Seth D. Eichenholtz
How Judge Eichenholtz decides
Patterns drawn from this judge's own signed orders. Every observation links to the order it came from.
Procedural preferences
Gives pro se litigants repeated, documented notice (orders to show cause; successive compliance deadlines) before recommending a Rule 37 failure-to-prosecute dismissal -- Brik v. Lavanco.
“Judge Eichenholtz issued multiple orders in December 2025, all of which the plaintiff ignored ... Judge Eichenholtz gave the plaintiff another chance to comply with the December orders; on January 6, 2026, he ordered the plaintiff to file a consolidated response ... The plaintiff ignored that order, too.”

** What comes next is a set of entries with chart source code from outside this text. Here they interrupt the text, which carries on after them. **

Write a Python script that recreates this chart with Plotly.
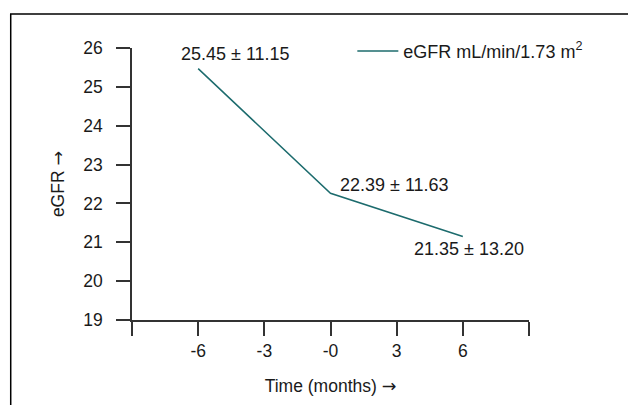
import plotly.graph_objects as go

# Data
months = [-6, 0, 6]
egfr = [25.47, 22.26, 21.15]
point_labels = ["25.45 ± 11.15", "22.39 ± 11.63", "21.35 ± 13.20"]
label_shift_x = [37, 64, 6]
label_shift_y = [15, 8, -13]

x_tickvals = [-6, -3, 0, 3, 6]
x_ticktext = ["-6", "-3", "-0", "3", "6"]
x_end_ticks = [-9, 9]
y_tickvals = [19, 20, 21, 22, 23, 24, 25, 26]

FONT = "Liberation Sans, Arial, sans-serif"
TXT = "#1a1a1a"
AX = "#333333"
LINE = "#1c6b6d"
ARROW = '<span style="font-family:DejaVu Sans">→</span>'

fig = go.Figure()
fig.add_trace(go.Scatter(
    x=months, y=egfr, mode="lines",
    line=dict(color=LINE, width=1.5),
    name="eGFR mL/min/1.73 m<sup>2</sup>",
))

for xv, yv, t, dx, dy in zip(months, egfr, point_labels, label_shift_x, label_shift_y):
    fig.add_annotation(x=xv, y=yv, text=t, showarrow=False,
                       xanchor="center", yanchor="middle",
                       xshift=dx, yshift=dy,
                       font=dict(size=18, color=TXT, family=FONT))

fig.add_shape(type="rect", xref="paper", yref="paper",
              x0=-0.3055, x1=1.5, y0=-0.5, y1=1.125,
              line=dict(color="black", width=1.5), fillcolor="rgba(0,0,0,0)")

fig.update_layout(
    width=628, height=405,
    margin=dict(l=132, r=99, t=48, b=85, autoexpand=False),
    paper_bgcolor="white", plot_bgcolor="white",
    font=dict(family=FONT, size=18, color=TXT),
    showlegend=True,
    legend=dict(x=0.555, y=1.056, xanchor="left", yanchor="top", itemwidth=41,
                bgcolor="rgba(0,0,0,0)", font=dict(size=18, color=TXT, family=FONT)),
    xaxis=dict(range=[-9, 9], tickvals=x_tickvals, ticktext=x_ticktext,
               ticks="outside", ticklen=14, tickwidth=1.5, tickcolor=AX,
               minor=dict(tickvals=x_end_ticks, ticks="outside", ticklen=14,
                          tickwidth=1.5, tickcolor=AX, showgrid=False),
               showline=True, linecolor=AX, linewidth=1.5,
               showgrid=False, zeroline=False, automargin=False,
               tickfont=dict(size=17.5, color=TXT),
               title=dict(text="Time (months) " + ARROW, font=dict(size=17.5, color=TXT), standoff=20)),
    yaxis=dict(range=[19, 26], tickvals=y_tickvals,
               ticks="outside", ticklen=14, tickwidth=1.5, tickcolor=AX,
               showline=True, linecolor=AX, linewidth=1.5,
               showgrid=False, zeroline=False, automargin=False,
               ticklabelstandoff=10,
               tickfont=dict(size=17.5, color=TXT),
               title=dict(text="eGFR " + ARROW, font=dict(size=17.5, color=TXT), standoff=14)),
)

fig.write_html("out.html", config={"displayModeBar": False},
               post_script="document.body.style.margin='0';document.body.style.overflow='hidden';")
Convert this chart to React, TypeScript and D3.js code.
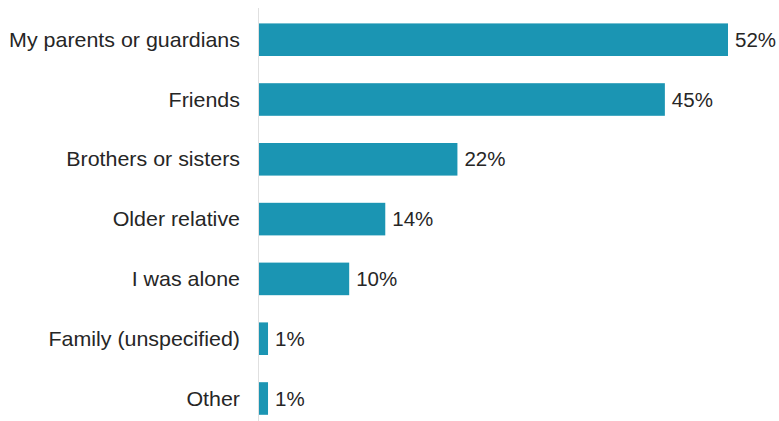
import React from "react";
import * as d3 from "d3";

const categories = [
  "My parents or guardians",
  "Friends",
  "Brothers or sisters",
  "Older relative",
  "I was alone",
  "Family (unspecified)",
  "Other",
];
const values = [52, 45, 22, 14, 10, 1, 1];

export default function App() {
  const width = 779;
  const height = 421;
  const x0 = 259;
  const x = d3.scaleLinear().domain([0, 52]).range([x0, 728]);
  const y = d3
    .scaleBand<string>()
    .domain(categories)
    .range([9.8, 9.8 + 59.8 * 7])
    .paddingInner(0.455)
    .paddingOuter(0.2275);
  return (
    <svg
      width={width}
      height={height}
      style={{ position: "absolute", left: 0, top: 0, fontFamily: "Liberation Sans, Arial, sans-serif" }}
    >
      <line x1={258.5} x2={258.5} y1={8} y2={height} stroke="#e0e0e0" strokeWidth={1} />
      {categories.map((c, i) => {
        const yy = y(c)!;
        const cy = yy + y.bandwidth() / 2;
        return (
          <g key={c}>
            <rect
              x={x(0)}
              y={yy}
              width={x(values[i]) - x(0)}
              height={y.bandwidth()}
              fill="#1b95b3"
            />
            <text
              x={240}
              y={cy}
              dy="0.35em"
              textAnchor="end"
              fontSize={20.5}
              fill="#262626"
              transform={`translate(240,0) scale(1.045,1) translate(-240,0)`}
            >
              {c}
            </text>
            <text x={x(values[i]) + 7} y={cy} dy="0.35em" textAnchor="start" fontSize={20.5} fill="#262626">
              {values[i] + "%"}
            </text>
          </g>
        );
      })}
    </svg>
  );
}
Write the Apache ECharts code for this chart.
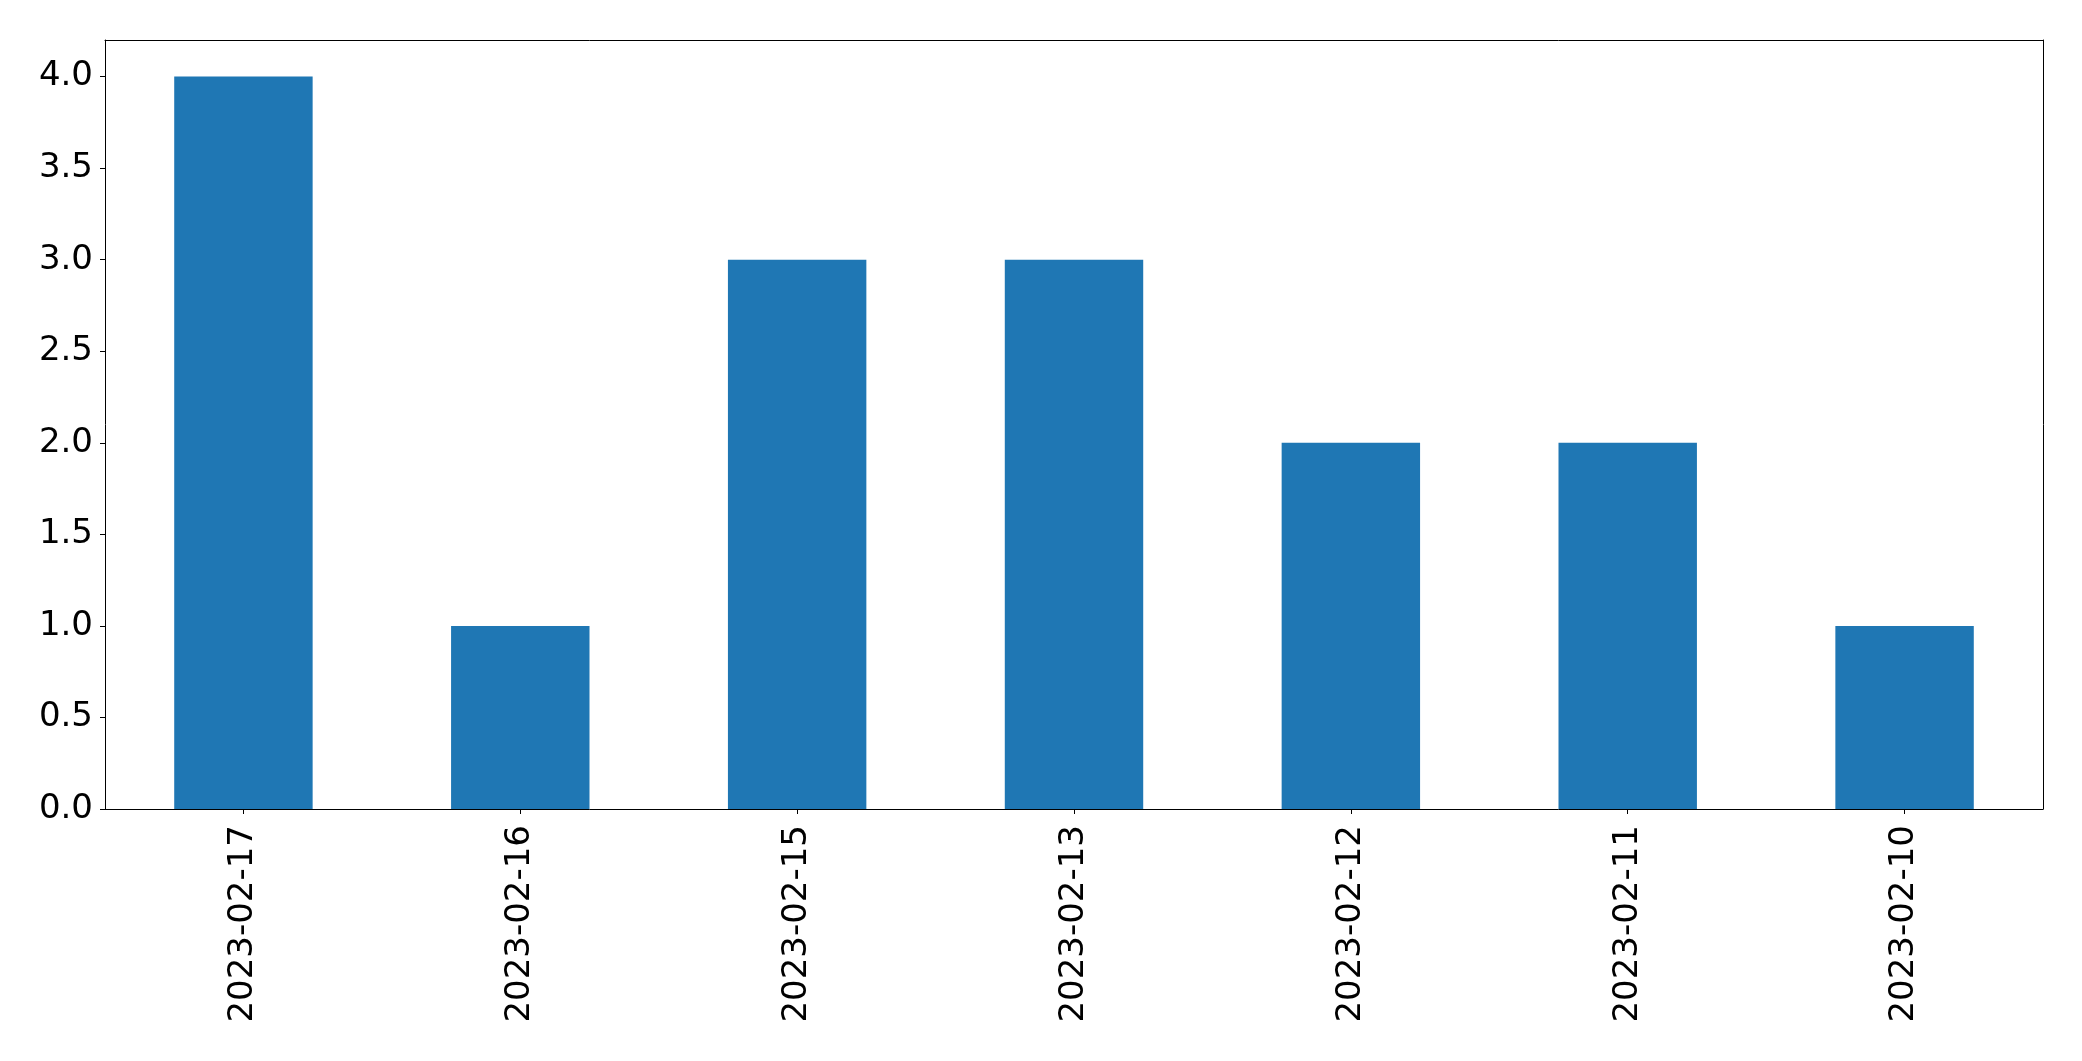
<!DOCTYPE html>
<html>
<head>
<meta charset="utf-8">
<script src="https://cdn.jsdelivr.net/npm/echarts@6/dist/echarts.min.js"></script>
<style>
html,body{margin:0;padding:0;background:#fff;}
#chart{width:2082px;height:1061px;}
</style>
</head>
<body>
<div id="chart"></div>
<script>
const categories = ["2023-02-17","2023-02-16","2023-02-15","2023-02-13","2023-02-12","2023-02-11","2023-02-10"];
const values = [4, 1, 3, 3, 2, 2, 1];
const yTicks = [0, 0.5, 1, 1.5, 2, 2.5, 3, 3.5, 4];

const font = "DejaVu Sans";
const chart = echarts.init(document.getElementById('chart'));
chart.setOption({
  animation: false,
  backgroundColor: '#fff',
  grid: {left: 105, right: 39, top: 40, bottom: 252, containLabel: false},
  xAxis: [{
    type: 'category',
    data: categories,
    boundaryGap: true,
    axisLine: {show: true, lineStyle: {color: '#000', width: 1}},
    axisTick: {show: true, alignWithLabel: true, length: 5, lineStyle: {color: '#000', width: 1}},
    axisLabel: {rotate: 90, margin: 16, color: '#000', fontSize: 34, fontFamily: font, interval: 0},
    splitLine: {show: false}
  }, {
    type: 'category',
    position: 'top',
    data: categories,
    axisLine: {show: true, onZero: false, lineStyle: {color: '#000', width: 1}},
    axisTick: {show: false},
    axisLabel: {show: false},
    splitLine: {show: false}
  }],
  yAxis: [{
    type: 'value',
    min: 0,
    max: 4.2,
    axisLine: {show: true, lineStyle: {color: '#000', width: 1}},
    axisTick: {show: true, length: 5, customValues: yTicks, lineStyle: {color: '#000', width: 1}},
    axisLabel: {customValues: yTicks, margin: 12, color: '#000', fontSize: 34, fontFamily: font,
      formatter: v => v.toFixed(1)},
    splitLine: {show: false}
  }, {
    type: 'value',
    position: 'right',
    min: 0,
    max: 4.2,
    axisLine: {show: true, onZero: false, lineStyle: {color: '#000', width: 1}},
    axisTick: {show: false},
    axisLabel: {show: false},
    splitLine: {show: false}
  }],
  series: [{
    type: 'bar',
    data: values,
    barWidth: '50%',
    itemStyle: {color: '#1f77b4'}
  }]
});
</script>
</body>
</html>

Scrutinizes fee applications independently; will trim an hourly rate he finds unsupported by the lawyer's title and experience even on an unopposed petition -- JIB v. Rosciti.
“Judge Eichenholtz concluded that the hourly rate for one of the petitioner's lawyers was high given her title and experience, and recommended $1,735 in attorney's fees instead of the $2,682.75 that the petitioner requested.”
Motion outcomes
Counted from classified signed orders only. Percentages are shown only where the sample is large enough to be meaningful; smaller samples are reported as raw counts.
| Motions to dismiss N = 1 |
Granted: 1 | counts only |
| Summary judgment N = 1 |
Granted in part: 1 | counts only |
| Motion for interpleader deposit N = 1 |
Granted: 1 | counts only |
A "1 of 1" is one ruling, not a tendency. Treat small samples as illustrative, not predictive.
Signed rulings
A grounded sample of orders signed by this judge, with the verbatim dispositive language.
“In a March 5, 2026 Report and Recommendation, Judge Eichenholtz recommended that the Court dismiss the complaint pursuant for failure to prosecute. (ECF No. 96.) ... The Court has carefully reviewed Judge Eichenholtz's well-reasoned Report and Recommendation for clear error and finds none.”
“Judge Eichenholtz recommended that the Court uphold the arbitrator's decision and confirm the award. ... Because the petitioner did not request pre-judgment interest separate from confirmation of the award, Judge Eichenholtz recommended that the Court not award pre-judgment interest. ... Judge Eichenholtz also recommended that the Court award $1,735 in attorneys' fees and $405 in costs.”
“Judge Eichenholtz recommends that the Court grant The Northwestern Mutual Life Insurance Company's ('Northwestern Mutual') motion for interpleader deposit and enter an order directing Northwestern Mutual to deposit the Insured's life insurance policy proceeds into the Court's registry within fourteen days.”
Caseload & timing
From public federal docket records for this judge.
His enumerated docket is the classic EDNY consent/referral civil mix, dominated by (a) FLSA / wage-and-hour cases (NOS 710 Labor: Fair Standards, 29 U.S.C. 201) -- e.g. Kauser v. MHF 5th Ave., Skiathitis v. Star Natural Meats, Dorce v. Suleiman, Perez Meza v. Quality Food -- and (b) ADA public-accommodation access cases (NOS 446 Civil Rights: ADA) -- e.g. Pike v. Court Diner, Juscinska v. BLT US Holdings; plus 1983 civil-rights referrals (Bazar v. City of New York) and criminal duty-magistrate matters (United States v. Jafferakos / Consiglio / Bernstein, -mj dockets). These resolve overwhelmingly through the EDNY mediation program -> Cheeks-reviewed settlement / stipulated dismissal, not contested motion practice.